Swiss mixed rack and adhesion trainset

The Matterhorn Gotthard Bahn BDSeh 4/8 is a four member class of metre gauge electric multiple units operated by the Matterhorn Gotthard Bahn (MGB), in the Canton of Valais, Switzerland. They have partially panoramic, articulated bodies, and were the first new items of powered rolling stock to be placed into service by the MGB.

Since entering the MGB fleet, the BDSeh 4/8 multiple units have been used to operate the Zermatt shuttle trains. These trains link Zermatt railway station, which serves the car-free mountaineering and ski resort of Zermatt, with Täsch railway station, where there is a large parking station for people travelling to or from Zermatt by road vehicle.

==Technical details==
The BDSeh 4/8 class is part of the Stadler GTW family of multiple units. It has an aluminium frame.
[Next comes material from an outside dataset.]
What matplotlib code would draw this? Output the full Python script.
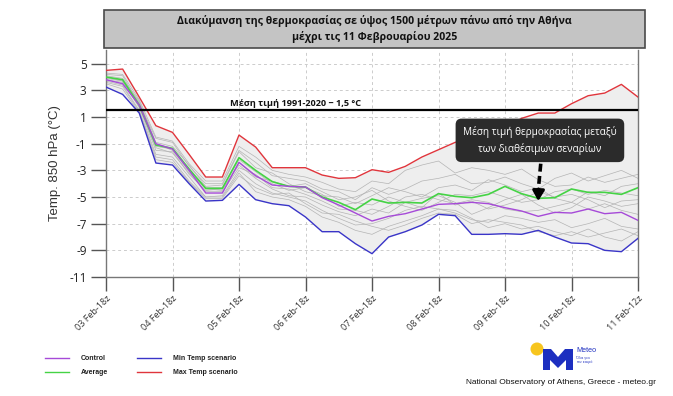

Each member of the class is made up of three articulated units. The central unit is a panorama car, and houses the four traction motors. Attached to each end of the central unit is a control car unit. The two outlying units have low floor entrances, to facilitate the transport of baggage carts, 40 of which can be loaded into the whole three unit train.

The BDSeh 4/8 class vehicles are all equipped with Schwab type automatic couplings. These couplings can be used to join two members of the class, and thereby make up a six unit train, thus adjusting capacity to meet changes in demand.

The interiors of the vehicles are fitted with air conditioning and information display screens.